EXERCISE PROMPT – Leave out every picture, then transcribe the rest of the listing exactly.

+++ SUPPLIED MATERIAL

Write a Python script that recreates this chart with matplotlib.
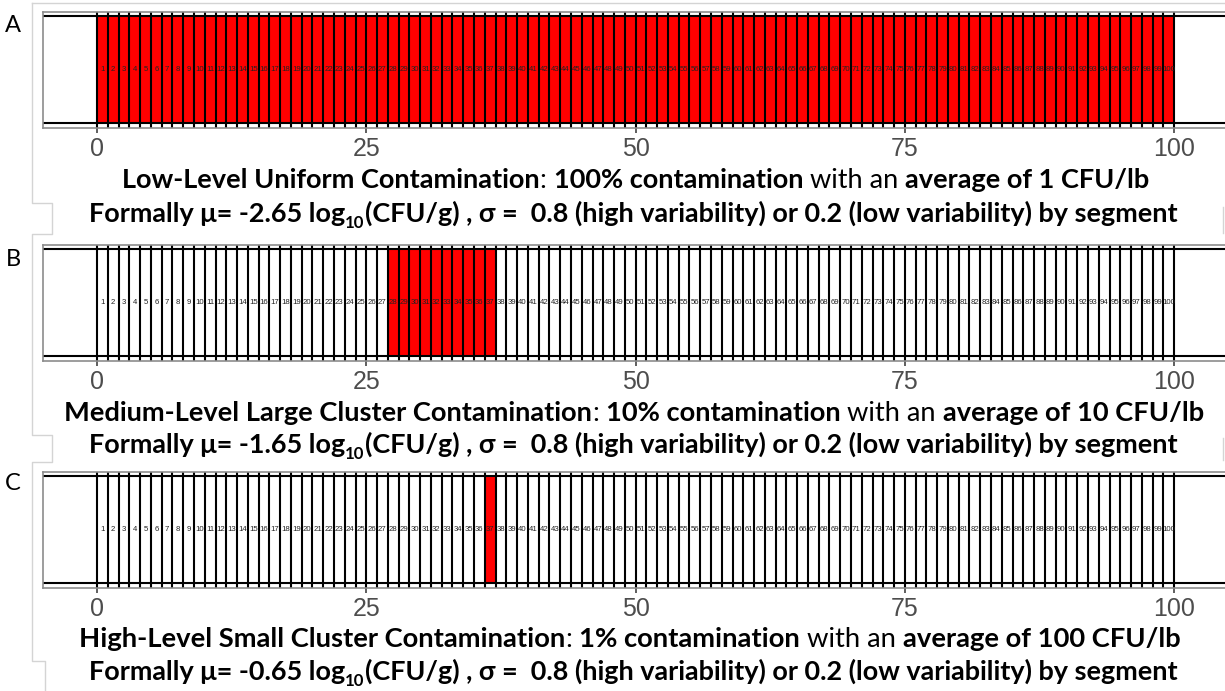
import matplotlib
matplotlib.use("Agg")
import matplotlib.pyplot as plt
from matplotlib.lines import Line2D

W, H = 1225, 691

# segments of the product lot, and which ones are contaminated in each scenario
segments = list(range(1, 101))
red_A = list(range(1, 101))
red_B = [28, 29, 30, 31, 32, 33, 34, 35, 36, 37]
red_C = [37]
xticks = [0, 25, 50, 75, 100]
letters = ["A", "B", "C"]

cap_A1 = [("Low-Level Uniform Contamination", "bold", False), (": ", "normal", False),
          ("100% contamination", "bold", False), (" with an ", "normal", False),
          ("average of 1 CFU/lb", "bold", False)]
cap_A2 = [("Formally \u03bc= -2.65 log", "bold", False), ("10", "bold", True),
          ("(CFU/g) , \u03c3 =  0.8 (high variability) or 0.2 (low variability) by segment", "bold", False)]
cap_B1 = [("Medium-Level Large Cluster Contamination", "bold", False), (": ", "normal", False),
          ("10% contamination", "bold", False), (" with an ", "normal", False),
          ("average of 10 CFU/lb", "bold", False)]
cap_B2 = [("Formally \u03bc= -1.65 log", "bold", False), ("10", "bold", True),
          ("(CFU/g) , \u03c3 =  0.8 (high variability) or 0.2 (low variability) by segment", "bold", False)]
cap_C1 = [("High-Level Small Cluster Contamination", "bold", False), (": ", "normal", False),
          ("1% contamination", "bold", False), (" with an ", "normal", False),
          ("average of 100 CFU/lb", "bold", False)]
cap_C2 = [("Formally \u03bc= -0.65 log", "bold", False), ("10", "bold", True),
          ("(CFU/g) , \u03c3 =  0.8 (high variability) or 0.2 (low variability) by segment", "bold", False)]

CAP_FONT = ["Lato", "Open Sans", "DejaVu Sans"]

fig = plt.figure(figsize=(W / 100, H / 100), dpi=100)
renderer = fig.canvas.get_renderer()


def fx(x):
    return x / W


def fy(y):
    return 1 - y / H


def ink(s, weight, size):
    t = fig.text(0, 0, s, fontsize=size, fontweight=weight, family=CAP_FONT)
    w = t.get_window_extent(renderer).width
    t.remove()
    return w


def adv(s, weight, size):
    return ink("|" + s + "|", weight, size) - ink("||", weight, size)


def draw_caption(pieces, x0, x1, base):
    def total(fs):
        tot = 0
        for s, wt, sub in pieces:
            tot += adv(s, wt, fs * (0.62 if sub else 1))
        return tot
    fs = 17 * (x1 - x0) / total(17)
    x = x0
    for s, wt, sub in pieces:
        size = fs * (0.62 if sub else 1)
        sp = adv(" ", wt, size)
        lead = len(s) - len(s.lstrip(" "))
        trail = len(s) - len(s.rstrip(" "))
        core = s.strip(" ")
        x += lead * sp
        y = base + (0.22 * fs * 100 / 72 if sub else 0)
        fig.text(fx(x), fy(y), core, fontsize=size, fontweight=wt, family=CAP_FONT,
                 ha="left", va="baseline", color="black")
        x += adv(core, wt, size) + trail * sp


# light gray frames of the pasted panels
frame_col = "#d4d4d4"
fig.add_artist(Line2D([fx(32), fx(1225)], [fy(3), fy(3)], color=frame_col, lw=1,
                      transform=fig.transFigure))
px = [32, 32, 52, 52, 32, 32, 52, 52, 32, 32, 45, 45]
py = [3, 203, 203, 234, 234, 435, 435, 462, 462, 661, 661, 691]
fig.add_artist(Line2D([fx(v) for v in px], [fy(v) for v in py], color=frame_col, lw=1,
                      transform=fig.transFigure))
for a, b in [(207, 233), (438, 460)]:
    fig.add_artist(Line2D([fx(1223), fx(1223)], [fy(a), fy(b)], color=frame_col, lw=1,
                          transform=fig.transFigure))

tops = [12, 245, 472]
reds = [red_A, red_B, red_C]
letter_dy = [13, 15, 12]
ymin, ymax = -0.045, 1.042
left_px, right_px = 43.2, 1228.0

for i in range(3):
    top = tops[i]
    h = 116
    ax = fig.add_axes([fx(left_px), fy(top + h), (right_px - left_px) / W, h / H])
    ax.set_xlim(-5, 105)
    ax.set_ylim(ymin, ymax)
    ax.set_facecolor("white")
    for sp in ax.spines.values():
        sp.set_color("#8c8c8c")
        sp.set_linewidth(1.2)
    ax.bar([s - 0.5 for s in reds[i]], [1] * len(reds[i]), width=1, bottom=0,
           color="#ff0000", edgecolor="none", zorder=1)
    edges = [s - 1 for s in segments] + [segments[-1]]
    ax.vlines(edges, ymin, ymax, color="black", lw=1.5, zorder=2)
    ax.axhline(0, color="black", lw=1.5, zorder=2)
    ax.axhline(1, color="black", lw=1.5, zorder=2)
    for s in segments:
        ax.text(s - 0.5, 0.5, str(s), ha="center", va="center", fontsize=5.6,
                color="#222222", family="Liberation Sans", zorder=3)
    ax.set_yticks([])
    ax.set_xticks(xticks)
    ax.set_xticklabels([str(t) for t in xticks], family="Liberation Sans",
                       fontsize=18, color="#4d4d4d")
    ax.tick_params(axis="x", length=3.5, width=1.1, color="#333333", pad=3)
    fig.text(fx(13), fy(top + letter_dy[i]), letters[i], fontsize=17, family=CAP_FONT,
             ha="center", va="center", color="black")

draw_caption(cap_A1, 122, 1152, 188)
draw_caption(cap_A2, 89, 1183, 222)
draw_caption(cap_B1, 64, 1210, 421)
draw_caption(cap_B2, 89, 1183, 453)
draw_caption(cap_C1, 79, 1185, 647)
draw_caption(cap_C2, 89, 1183, 680)

fig.savefig("out.png", dpi=100)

++++++

ANSWER BELOW –
Write a Python script that recreates this chart with matplotlib.
import matplotlib
matplotlib.use("Agg")
import matplotlib.pyplot as plt
from matplotlib.lines import Line2D

W, H = 1225, 691

# segments of the product lot, and which ones are contaminated in each scenario
segments = list(range(1, 101))
red_A = list(range(1, 101))
red_B = [28, 29, 30, 31, 32, 33, 34, 35, 36, 37]
red_C = [37]
xticks = [0, 25, 50, 75, 100]
letters = ["A", "B", "C"]

cap_A1 = [("Low-Level Uniform Contamination", "bold", False), (": ", "normal", False),
          ("100% contamination", "bold", False), (" with an ", "normal", False),
          ("average of 1 CFU/lb", "bold", False)]
cap_A2 = [("Formally \u03bc= -2.65 log", "bold", False), ("10", "bold", True),
          ("(CFU/g) , \u03c3 =  0.8 (high variability) or 0.2 (low variability) by segment", "bold", False)]
cap_B1 = [("Medium-Level Large Cluster Contamination", "bold", False), (": ", "normal", False),
          ("10% contamination", "bold", False), (" with an ", "normal", False),
          ("average of 10 CFU/lb", "bold", False)]
cap_B2 = [("Formally \u03bc= -1.65 log", "bold", False), ("10", "bold", True),
          ("(CFU/g) , \u03c3 =  0.8 (high variability) or 0.2 (low variability) by segment", "bold", False)]
cap_C1 = [("High-Level Small Cluster Contamination", "bold", False), (": ", "normal", False),
          ("1% contamination", "bold", False), (" with an ", "normal", False),
          ("average of 100 CFU/lb", "bold", False)]
cap_C2 = [("Formally \u03bc= -0.65 log", "bold", False), ("10", "bold", True),
          ("(CFU/g) , \u03c3 =  0.8 (high variability) or 0.2 (low variability) by segment", "bold", False)]

CAP_FONT = ["Lato", "Open Sans", "DejaVu Sans"]

fig = plt.figure(figsize=(W / 100, H / 100), dpi=100)
renderer = fig.canvas.get_renderer()


def fx(x):
    return x / W


def fy(y):
    return 1 - y / H


def ink(s, weight, size):
    t = fig.text(0, 0, s, fontsize=size, fontweight=weight, family=CAP_FONT)
    w = t.get_window_extent(renderer).width
    t.remove()
    return w


def adv(s, weight, size):
    return ink("|" + s + "|", weight, size) - ink("||", weight, size)


def draw_caption(pieces, x0, x1, base):
    def total(fs):
        tot = 0
        for s, wt, sub in pieces:
            tot += adv(s, wt, fs * (0.62 if sub else 1))
        return tot
    fs = 17 * (x1 - x0) / total(17)
    x = x0
    for s, wt, sub in pieces:
        size = fs * (0.62 if sub else 1)
        sp = adv(" ", wt, size)
        lead = len(s) - len(s.lstrip(" "))
        trail = len(s) - len(s.rstrip(" "))
        core = s.strip(" ")
        x += lead * sp
        y = base + (0.22 * fs * 100 / 72 if sub else 0)
        fig.text(fx(x), fy(y), core, fontsize=size, fontweight=wt, family=CAP_FONT,
                 ha="left", va="baseline", color="black")
        x += adv(core, wt, size) + trail * sp


# light gray frames of the pasted panels
frame_col = "#d4d4d4"
fig.add_artist(Line2D([fx(32), fx(1225)], [fy(3), fy(3)], color=frame_col, lw=1,
                      transform=fig.transFigure))
px = [32, 32, 52, 52, 32, 32, 52, 52, 32, 32, 45, 45]
py = [3, 203, 203, 234, 234, 435, 435, 462, 462, 661, 661, 691]
fig.add_artist(Line2D([fx(v) for v in px], [fy(v) for v in py], color=frame_col, lw=1,
                      transform=fig.transFigure))
for a, b in [(207, 233), (438, 460)]:
    fig.add_artist(Line2D([fx(1223), fx(1223)], [fy(a), fy(b)], color=frame_col, lw=1,
                          transform=fig.transFigure))

tops = [12, 245, 472]
reds = [red_A, red_B, red_C]
letter_dy = [13, 15, 12]
ymin, ymax = -0.045, 1.042
left_px, right_px = 43.2, 1228.0

for i in range(3):
    top = tops[i]
    h = 116
    ax = fig.add_axes([fx(left_px), fy(top + h), (right_px - left_px) / W, h / H])
    ax.set_xlim(-5, 105)
    ax.set_ylim(ymin, ymax)
    ax.set_facecolor("white")
    for sp in ax.spines.values():
        sp.set_color("#8c8c8c")
        sp.set_linewidth(1.2)
    ax.bar([s - 0.5 for s in reds[i]], [1] * len(reds[i]), width=1, bottom=0,
           color="#ff0000", edgecolor="none", zorder=1)
    edges = [s - 1 for s in segments] + [segments[-1]]
    ax.vlines(edges, ymin, ymax, color="black", lw=1.5, zorder=2)
    ax.axhline(0, color="black", lw=1.5, zorder=2)
    ax.axhline(1, color="black", lw=1.5, zorder=2)
    for s in segments:
        ax.text(s - 0.5, 0.5, str(s), ha="center", va="center", fontsize=5.6,
                color="#222222", family="Liberation Sans", zorder=3)
    ax.set_yticks([])
    ax.set_xticks(xticks)
    ax.set_xticklabels([str(t) for t in xticks], family="Liberation Sans",
                       fontsize=18, color="#4d4d4d")
    ax.tick_params(axis="x", length=3.5, width=1.1, color="#333333", pad=3)
    fig.text(fx(13), fy(top + letter_dy[i]), letters[i], fontsize=17, family=CAP_FONT,
             ha="center", va="center", color="black")

draw_caption(cap_A1, 122, 1152, 188)
draw_caption(cap_A2, 89, 1183, 222)
draw_caption(cap_B1, 64, 1210, 421)
draw_caption(cap_B2, 89, 1183, 453)
draw_caption(cap_C1, 79, 1185, 647)
draw_caption(cap_C2, 89, 1183, 680)

fig.savefig("out.png", dpi=100)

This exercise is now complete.